No, the 7th Edition model does not support any active pen or stylus input. If you need pen support, you'd have to look at a Surface Pro or an older Surface Book.
Q: Can I run Adobe Photoshop and Lightroom smoothly on this?
We wouldn't recommend it. Despite the 10-core Snapdragon X Plus posting huge benchmark numbers, multiple verified buyers report freezing and crashes with Adobe Camera Raw and Photoshop. ARM emulation for these apps is unreliable right now.
Q: How is the battery life in the real world?

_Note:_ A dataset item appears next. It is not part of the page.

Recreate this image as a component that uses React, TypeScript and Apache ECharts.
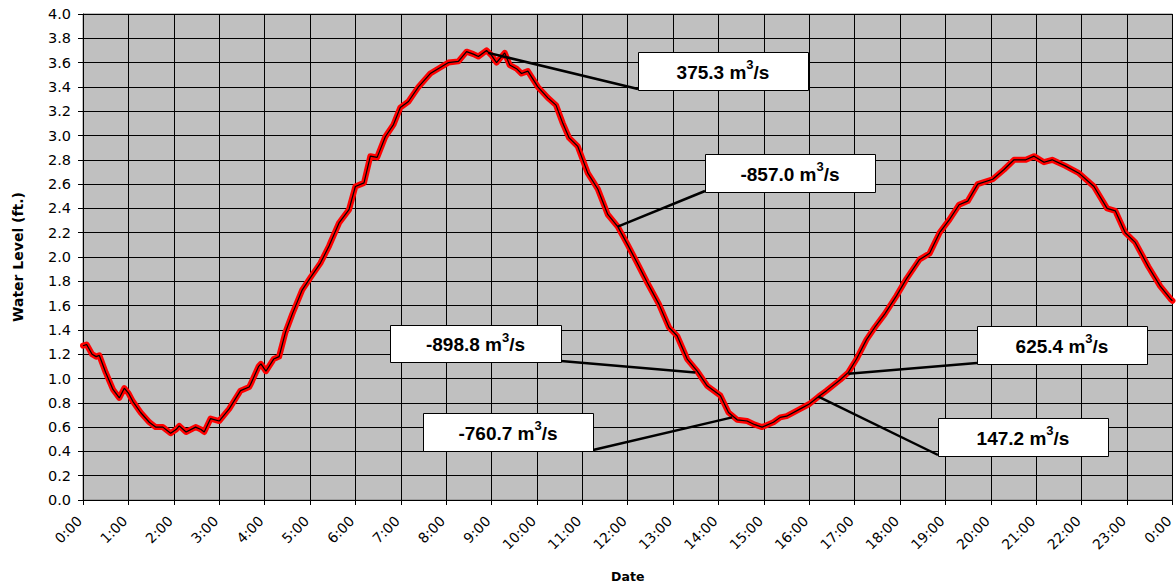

Battery life is one of the bright spots. With a 54Wh pack and the efficient ARM chip, owners typically get through a full workday of web browsing, document editing, and streaming without reaching for the charger.
Who Should Skip This
Skip this laptop entirely if you're a photographer, designer, or anyone who needs to run non-Microsoft software reliably. The ARM incompatibility is a dealbreaker. Our data shows a user sentiment score of only 45/100, and verified reviews are littered with reports of Adobe apps crashing and printer drivers failing. If your workflow depends on legacy Windows apps or even popular creative tools, you'll be miserable. Even casual users who might want to install a random utility will hit snags. This is strictly for people who live in Edge, Office, and ARM64-compiled apps.
Verdict
The Surface Laptop 7th Edition is a beautiful contradiction. The 95th percentile CPU performance and 87th percentile compactness make it an engineering marvel, but that user sentiment in the 4th percentile is a giant red flag. Real owners are struggling with basic things like installing printer drivers and editing photos. It's a productivity machine that can't reliably run some of the most popular productivity software. Until Microsoft and developers close that gap, this laptop is only for the brave, or the strictly ARM-native.